======== SUPPLIED MATERIAL ========
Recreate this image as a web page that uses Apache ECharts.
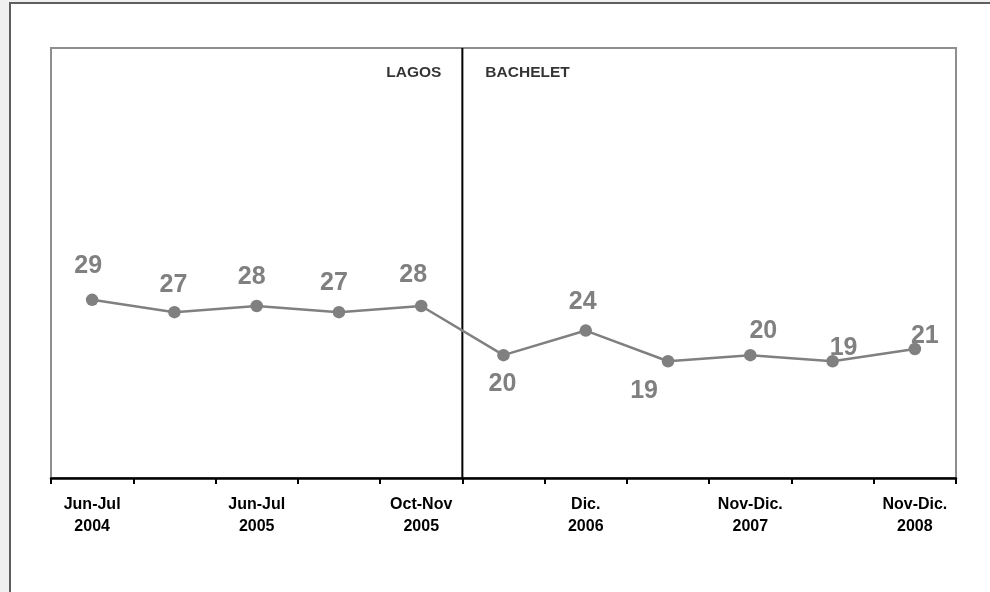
<!DOCTYPE html>
<html>
<head>
<meta charset="utf-8">
<script src="https://cdn.jsdelivr.net/npm/echarts@6/dist/echarts.min.js"></script>
<style>
  html, body { margin: 0; padding: 0; background: #f0f0f0; width: 990px; height: 592px; overflow: hidden; }
  #frame { position: absolute; left: 9px; top: 2px; width: 1100px; height: 700px; background: #ffffff; border-top: 2px solid #5f5f5f; border-left: 2px solid #5f5f5f; }
  #chart { position: absolute; left: 0; top: 0; width: 990px; height: 592px; }
</style>
</head>
<body>
<div id="frame"></div>
<div id="chart"></div>
<script>
// ---- data ----
const categories = ['Jun-Jul\n2004', '', 'Jun-Jul\n2005', '', 'Oct-Nov\n2005', '', 'Dic.\n2006', '', 'Nov-Dic.\n2007', '', 'Nov-Dic.\n2008'];
const values = [29, 27, 28, 27, 28, 20, 24, 19, 20, 19, 21];
const periodNames = ['LAGOS', 'BACHELET'];
const periodBoundary = 5;   // boundary between category 4 and 5 (on a 0..11 scale)
const yMin = 0, yMax = 70;

// ---- style only ----
const labelOffsets = [[-4, -34], [-1, -27], [-5, -29], [-5, -29], [-8, -31], [-1, 29], [-3, -28], [-24, 30], [13, -24], [11, -13], [10, -13]];
const FONT = '"Liberation Sans", Arial, sans-serif';
const GRAY = '#808080';

const chart = echarts.init(document.getElementById('chart'), null, { renderer: 'canvas' });

const lineData = values.map((v, i) => ({
  value: v,
  label: { offset: labelOffsets[i] }
}));

chart.setOption({
  backgroundColor: 'transparent',
  animation: false,
  grid: {
    left: 51, right: 34, top: 48, bottom: 114,
    show: true, borderColor: '#8e8e8e', borderWidth: 2, backgroundColor: 'transparent'
  },
  xAxis: [
    {
      type: 'category',
      data: categories,
      boundaryGap: true,
      axisLine: { show: true, lineStyle: { color: '#000', width: 2.5 } },
      axisTick: { show: true, interval: 0, length: 6, lineStyle: { color: '#000', width: 2 } },
      axisLabel: {
        interval: 0, margin: 16, color: '#000', fontFamily: FONT,
        fontWeight: 'bold', fontSize: 16, lineHeight: 22
      },
      splitLine: { show: false }
    },
    {
      type: 'value', min: 0, max: categories.length, show: false
    }
  ],
  yAxis: {
    type: 'value', min: yMin, max: yMax, show: false,
    splitLine: { show: false }
  },
  series: [
    {
      type: 'line',
      data: [[periodBoundary, yMin], [periodBoundary, yMax]],
      xAxisIndex: 1,
      symbol: 'none',
      lineStyle: { color: '#000', width: 2 },
      silent: true,
      z: 3
    },
    {
      type: 'scatter',
      xAxisIndex: 1,
      symbolSize: 0,
      data: [
        { value: [periodBoundary, 66], label: { position: 'left', distance: 21, formatter: periodNames[0], color: '#000' } },
        { value: [periodBoundary, 66], label: { position: 'right', distance: 23, formatter: periodNames[1], color: '#000' } }
      ],
      label: { show: true, color: '#000', fontFamily: FONT, fontWeight: 'bold', fontSize: 15.5 },
      silent: true
    },
    {
      type: 'line',
      data: lineData,
      symbol: 'circle',
      symbolSize: 12.5,
      itemStyle: { color: GRAY },
      lineStyle: { color: GRAY, width: 2.5 },
      label: {
        show: true, position: 'inside', color: GRAY, fontFamily: FONT,
        fontWeight: 'bold', fontSize: 25
      },
      z: 4
    }
  ]
});
</script>
</body>
</html>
========
WORK INSTRUCTIONS:
Reproduce all of the material exactly, apart from the pictures.

RESPONSE TO THIS EXERCISE:
Recreate this image as a web page that uses Apache ECharts.
<!DOCTYPE html>
<html>
<head>
<meta charset="utf-8">
<script src="https://cdn.jsdelivr.net/npm/echarts@6/dist/echarts.min.js"></script>
<style>
  html, body { margin: 0; padding: 0; background: #f0f0f0; width: 990px; height: 592px; overflow: hidden; }
  #frame { position: absolute; left: 9px; top: 2px; width: 1100px; height: 700px; background: #ffffff; border-top: 2px solid #5f5f5f; border-left: 2px solid #5f5f5f; }
  #chart { position: absolute; left: 0; top: 0; width: 990px; height: 592px; }
</style>
</head>
<body>
<div id="frame"></div>
<div id="chart"></div>
<script>
// ---- data ----
const categories = ['Jun-Jul\n2004', '', 'Jun-Jul\n2005', '', 'Oct-Nov\n2005', '', 'Dic.\n2006', '', 'Nov-Dic.\n2007', '', 'Nov-Dic.\n2008'];
const values = [29, 27, 28, 27, 28, 20, 24, 19, 20, 19, 21];
const periodNames = ['LAGOS', 'BACHELET'];
const periodBoundary = 5;   // boundary between category 4 and 5 (on a 0..11 scale)
const yMin = 0, yMax = 70;

// ---- style only ----
const labelOffsets = [[-4, -34], [-1, -27], [-5, -29], [-5, -29], [-8, -31], [-1, 29], [-3, -28], [-24, 30], [13, -24], [11, -13], [10, -13]];
const FONT = '"Liberation Sans", Arial, sans-serif';
const GRAY = '#808080';

const chart = echarts.init(document.getElementById('chart'), null, { renderer: 'canvas' });

const lineData = values.map((v, i) => ({
  value: v,
  label: { offset: labelOffsets[i] }
}));

chart.setOption({
  backgroundColor: 'transparent',
  animation: false,
  grid: {
    left: 51, right: 34, top: 48, bottom: 114,
    show: true, borderColor: '#8e8e8e', borderWidth: 2, backgroundColor: 'transparent'
  },
  xAxis: [
    {
      type: 'category',
      data: categories,
      boundaryGap: true,
      axisLine: { show: true, lineStyle: { color: '#000', width: 2.5 } },
      axisTick: { show: true, interval: 0, length: 6, lineStyle: { color: '#000', width: 2 } },
      axisLabel: {
        interval: 0, margin: 16, color: '#000', fontFamily: FONT,
        fontWeight: 'bold', fontSize: 16, lineHeight: 22
      },
      splitLine: { show: false }
    },
    {
      type: 'value', min: 0, max: categories.length, show: false
    }
  ],
  yAxis: {
    type: 'value', min: yMin, max: yMax, show: false,
    splitLine: { show: false }
  },
  series: [
    {
      type: 'line',
      data: [[periodBoundary, yMin], [periodBoundary, yMax]],
      xAxisIndex: 1,
      symbol: 'none',
      lineStyle: { color: '#000', width: 2 },
      silent: true,
      z: 3
    },
    {
      type: 'scatter',
      xAxisIndex: 1,
      symbolSize: 0,
      data: [
        { value: [periodBoundary, 66], label: { position: 'left', distance: 21, formatter: periodNames[0], color: '#000' } },
        { value: [periodBoundary, 66], label: { position: 'right', distance: 23, formatter: periodNames[1], color: '#000' } }
      ],
      label: { show: true, color: '#000', fontFamily: FONT, fontWeight: 'bold', fontSize: 15.5 },
      silent: true
    },
    {
      type: 'line',
      data: lineData,
      symbol: 'circle',
      symbolSize: 12.5,
      itemStyle: { color: GRAY },
      lineStyle: { color: GRAY, width: 2.5 },
      label: {
        show: true, position: 'inside', color: GRAY, fontFamily: FONT,
        fontWeight: 'bold', fontSize: 25
      },
      z: 4
    }
  ]
});
</script>
</body>
</html>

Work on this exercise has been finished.